▶ What the task asks
Without including the pictures, copy out every line below.

-- begin --

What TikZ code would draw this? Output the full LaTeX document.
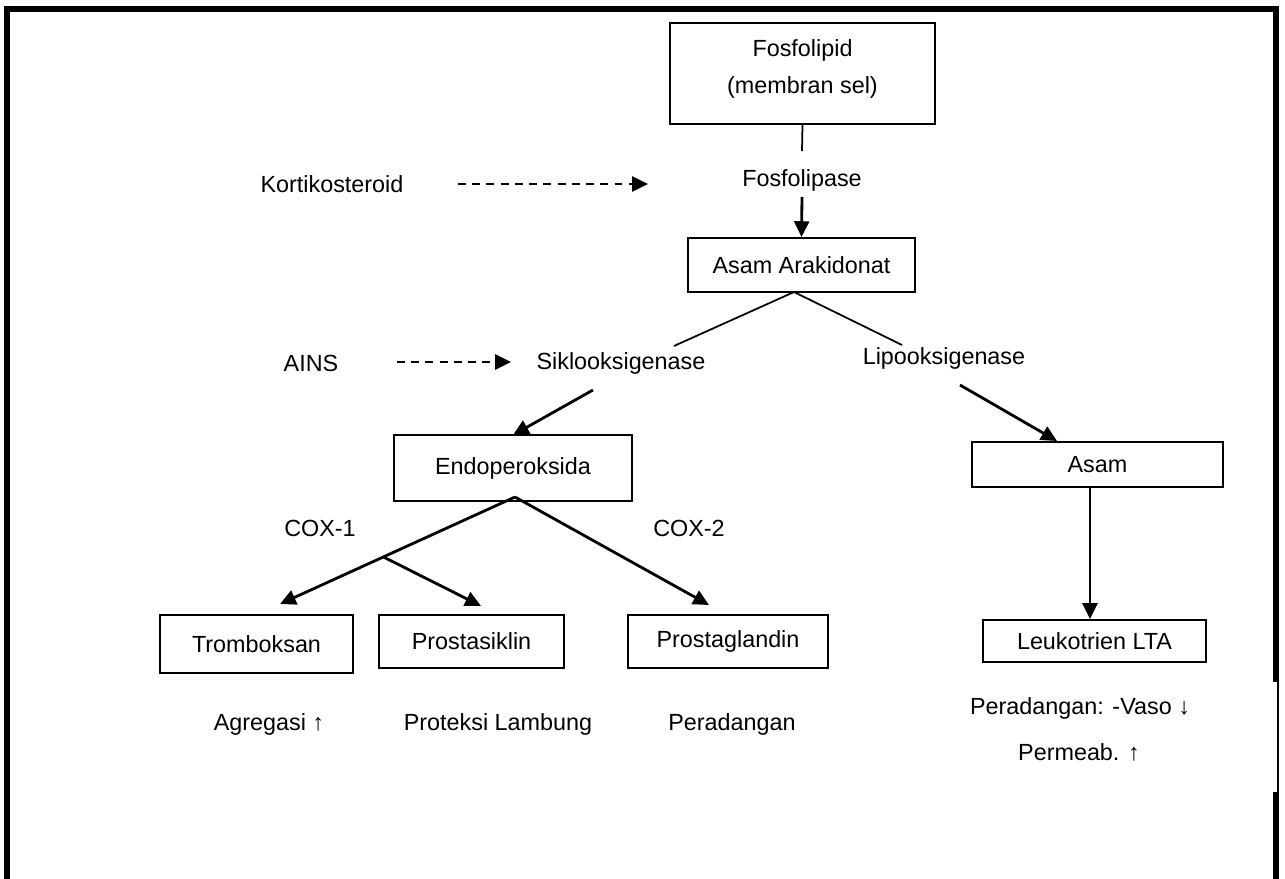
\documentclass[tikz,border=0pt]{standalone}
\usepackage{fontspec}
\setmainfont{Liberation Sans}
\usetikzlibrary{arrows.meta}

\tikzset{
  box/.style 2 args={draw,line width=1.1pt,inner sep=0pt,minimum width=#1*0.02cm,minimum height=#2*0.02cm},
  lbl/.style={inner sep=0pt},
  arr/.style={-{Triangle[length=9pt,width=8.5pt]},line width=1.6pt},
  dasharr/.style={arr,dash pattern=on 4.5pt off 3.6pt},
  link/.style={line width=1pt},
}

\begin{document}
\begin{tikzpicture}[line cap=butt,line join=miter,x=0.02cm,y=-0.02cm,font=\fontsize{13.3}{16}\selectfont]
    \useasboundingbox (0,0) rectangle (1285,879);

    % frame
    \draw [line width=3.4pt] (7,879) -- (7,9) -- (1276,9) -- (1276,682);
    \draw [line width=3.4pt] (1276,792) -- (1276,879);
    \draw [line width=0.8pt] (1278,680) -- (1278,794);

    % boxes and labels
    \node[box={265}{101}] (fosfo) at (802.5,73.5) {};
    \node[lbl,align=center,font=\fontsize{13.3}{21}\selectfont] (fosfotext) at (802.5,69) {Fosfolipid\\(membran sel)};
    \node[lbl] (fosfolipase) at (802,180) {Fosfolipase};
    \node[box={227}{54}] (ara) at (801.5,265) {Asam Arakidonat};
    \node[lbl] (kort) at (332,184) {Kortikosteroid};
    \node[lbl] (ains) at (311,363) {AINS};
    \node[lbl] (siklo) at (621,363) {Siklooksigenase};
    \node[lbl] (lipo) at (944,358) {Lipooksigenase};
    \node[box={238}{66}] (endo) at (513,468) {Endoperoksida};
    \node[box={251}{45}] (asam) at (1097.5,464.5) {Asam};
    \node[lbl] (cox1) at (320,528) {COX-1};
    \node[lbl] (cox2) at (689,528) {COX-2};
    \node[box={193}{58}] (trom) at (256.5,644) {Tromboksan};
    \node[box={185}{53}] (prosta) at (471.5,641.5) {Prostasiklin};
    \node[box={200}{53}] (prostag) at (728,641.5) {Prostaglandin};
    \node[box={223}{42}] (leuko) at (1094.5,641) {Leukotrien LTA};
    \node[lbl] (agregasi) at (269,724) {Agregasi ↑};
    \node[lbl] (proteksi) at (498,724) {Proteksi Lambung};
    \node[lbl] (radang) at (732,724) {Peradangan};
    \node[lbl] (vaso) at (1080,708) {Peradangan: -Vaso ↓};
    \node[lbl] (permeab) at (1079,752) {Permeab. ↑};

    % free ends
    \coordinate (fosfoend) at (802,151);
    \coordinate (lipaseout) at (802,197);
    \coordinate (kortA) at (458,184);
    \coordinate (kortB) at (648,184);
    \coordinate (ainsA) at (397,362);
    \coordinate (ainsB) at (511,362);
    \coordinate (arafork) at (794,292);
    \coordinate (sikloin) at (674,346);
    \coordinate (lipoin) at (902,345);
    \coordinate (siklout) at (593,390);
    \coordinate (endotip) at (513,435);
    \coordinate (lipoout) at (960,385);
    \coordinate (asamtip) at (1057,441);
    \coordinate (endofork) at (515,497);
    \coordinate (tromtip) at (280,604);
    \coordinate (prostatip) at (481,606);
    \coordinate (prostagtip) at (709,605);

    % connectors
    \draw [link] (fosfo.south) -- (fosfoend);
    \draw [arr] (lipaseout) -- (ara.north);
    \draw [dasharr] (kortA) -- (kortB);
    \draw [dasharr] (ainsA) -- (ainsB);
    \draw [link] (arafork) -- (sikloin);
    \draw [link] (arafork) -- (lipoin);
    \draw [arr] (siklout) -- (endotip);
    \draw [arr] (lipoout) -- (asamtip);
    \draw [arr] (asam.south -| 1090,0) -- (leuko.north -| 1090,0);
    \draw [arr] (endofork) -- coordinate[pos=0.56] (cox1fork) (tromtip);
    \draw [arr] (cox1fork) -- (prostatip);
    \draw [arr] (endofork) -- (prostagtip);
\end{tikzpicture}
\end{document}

-- end --

▶ Exercise result
What TikZ code would draw this? Output the full LaTeX document.
\documentclass[tikz,border=0pt]{standalone}
\usepackage{fontspec}
\setmainfont{Liberation Sans}
\usetikzlibrary{arrows.meta}

\tikzset{
  box/.style 2 args={draw,line width=1.1pt,inner sep=0pt,minimum width=#1*0.02cm,minimum height=#2*0.02cm},
  lbl/.style={inner sep=0pt},
  arr/.style={-{Triangle[length=9pt,width=8.5pt]},line width=1.6pt},
  dasharr/.style={arr,dash pattern=on 4.5pt off 3.6pt},
  link/.style={line width=1pt},
}

\begin{document}
\begin{tikzpicture}[line cap=butt,line join=miter,x=0.02cm,y=-0.02cm,font=\fontsize{13.3}{16}\selectfont]
    \useasboundingbox (0,0) rectangle (1285,879);

    % frame
    \draw [line width=3.4pt] (7,879) -- (7,9) -- (1276,9) -- (1276,682);
    \draw [line width=3.4pt] (1276,792) -- (1276,879);
    \draw [line width=0.8pt] (1278,680) -- (1278,794);

    % boxes and labels
    \node[box={265}{101}] (fosfo) at (802.5,73.5) {};
    \node[lbl,align=center,font=\fontsize{13.3}{21}\selectfont] (fosfotext) at (802.5,69) {Fosfolipid\\(membran sel)};
    \node[lbl] (fosfolipase) at (802,180) {Fosfolipase};
    \node[box={227}{54}] (ara) at (801.5,265) {Asam Arakidonat};
    \node[lbl] (kort) at (332,184) {Kortikosteroid};
    \node[lbl] (ains) at (311,363) {AINS};
    \node[lbl] (siklo) at (621,363) {Siklooksigenase};
    \node[lbl] (lipo) at (944,358) {Lipooksigenase};
    \node[box={238}{66}] (endo) at (513,468) {Endoperoksida};
    \node[box={251}{45}] (asam) at (1097.5,464.5) {Asam};
    \node[lbl] (cox1) at (320,528) {COX-1};
    \node[lbl] (cox2) at (689,528) {COX-2};
    \node[box={193}{58}] (trom) at (256.5,644) {Tromboksan};
    \node[box={185}{53}] (prosta) at (471.5,641.5) {Prostasiklin};
    \node[box={200}{53}] (prostag) at (728,641.5) {Prostaglandin};
    \node[box={223}{42}] (leuko) at (1094.5,641) {Leukotrien LTA};
    \node[lbl] (agregasi) at (269,724) {Agregasi ↑};
    \node[lbl] (proteksi) at (498,724) {Proteksi Lambung};
    \node[lbl] (radang) at (732,724) {Peradangan};
    \node[lbl] (vaso) at (1080,708) {Peradangan: -Vaso ↓};
    \node[lbl] (permeab) at (1079,752) {Permeab. ↑};

    % free ends
    \coordinate (fosfoend) at (802,151);
    \coordinate (lipaseout) at (802,197);
    \coordinate (kortA) at (458,184);
    \coordinate (kortB) at (648,184);
    \coordinate (ainsA) at (397,362);
    \coordinate (ainsB) at (511,362);
    \coordinate (arafork) at (794,292);
    \coordinate (sikloin) at (674,346);
    \coordinate (lipoin) at (902,345);
    \coordinate (siklout) at (593,390);
    \coordinate (endotip) at (513,435);
    \coordinate (lipoout) at (960,385);
    \coordinate (asamtip) at (1057,441);
    \coordinate (endofork) at (515,497);
    \coordinate (tromtip) at (280,604);
    \coordinate (prostatip) at (481,606);
    \coordinate (prostagtip) at (709,605);

    % connectors
    \draw [link] (fosfo.south) -- (fosfoend);
    \draw [arr] (lipaseout) -- (ara.north);
    \draw [dasharr] (kortA) -- (kortB);
    \draw [dasharr] (ainsA) -- (ainsB);
    \draw [link] (arafork) -- (sikloin);
    \draw [link] (arafork) -- (lipoin);
    \draw [arr] (siklout) -- (endotip);
    \draw [arr] (lipoout) -- (asamtip);
    \draw [arr] (asam.south -| 1090,0) -- (leuko.north -| 1090,0);
    \draw [arr] (endofork) -- coordinate[pos=0.56] (cox1fork) (tromtip);
    \draw [arr] (cox1fork) -- (prostatip);
    \draw [arr] (endofork) -- (prostagtip);
\end{tikzpicture}
\end{document}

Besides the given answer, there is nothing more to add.